これまでは、自分に向けられる人の悪意から「目をそらす」方向性だったと思う。言い換えると「あえて鈍感になる」ということである。
――「あからさまに向けられているもの以外は、悪意とみなさず、スルーする」という、それは方針である。

だって、小さなものや、御本人すら無自覚のものまでキャッチしていたら、疲れてしまうから。


しかし。

私は元々は、そこそこ「図太い」人間でもあるのである。(笑)

「悪意」に、いちいち、気づいてもいい時期に来ているのかもしれない。
(そろそろ、大丈夫になっている段階かも?ということだ。)

人の顔色は、むしろ「窺う」ようにする。

で、気づいて、一つ一つ拾った上で、「どうするか」、つまりそれについて「自分がどう対処したいのか」考える。

――だって、「私に与えられた人生」の「私の管理している時間」なのだから、人の気持ち(場合によっては悪意)がどうあれ、それに「どう対処するのか」は、「私が」、決めていいはずなのだ。

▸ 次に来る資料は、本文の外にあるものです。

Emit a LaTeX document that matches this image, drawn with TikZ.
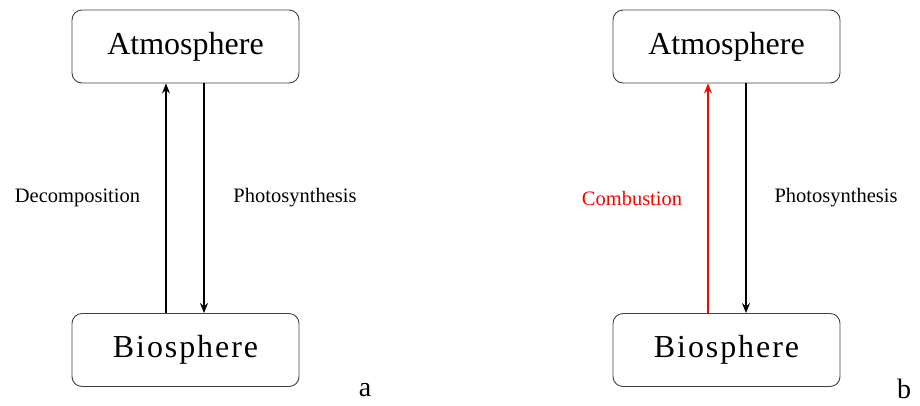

「私の行動」なのだから、「私の価値観や感覚で判断して、」それを決めていく、ということだ。

――いや、「あえて気づいて、それを跳ね返す」みたいな作業も、大事なのかもしれない、と、この頃思うようになってきたのだ。
――「呪詛」みたいなものは、気づいているのに気づかない「ふり」だけをしていても、ジワジワジワジワと、目を背けた側の、例えば自分の背中側から忍び寄り、少しずーつ染み込んでくる、みたいなことも、あり得るのかもしれないからだ。
(ま、それすら「気のせい」としてスルーして除ける、みたいなやり方も、手間を省いていく常套手段としては、アリだと思うが。笑)


――な~んてことを、この頃、考え始めている。

歳をとるのも悪くない。

どんどん、図々しく、いけしゃあしゃあと、生きていけるようになっていく。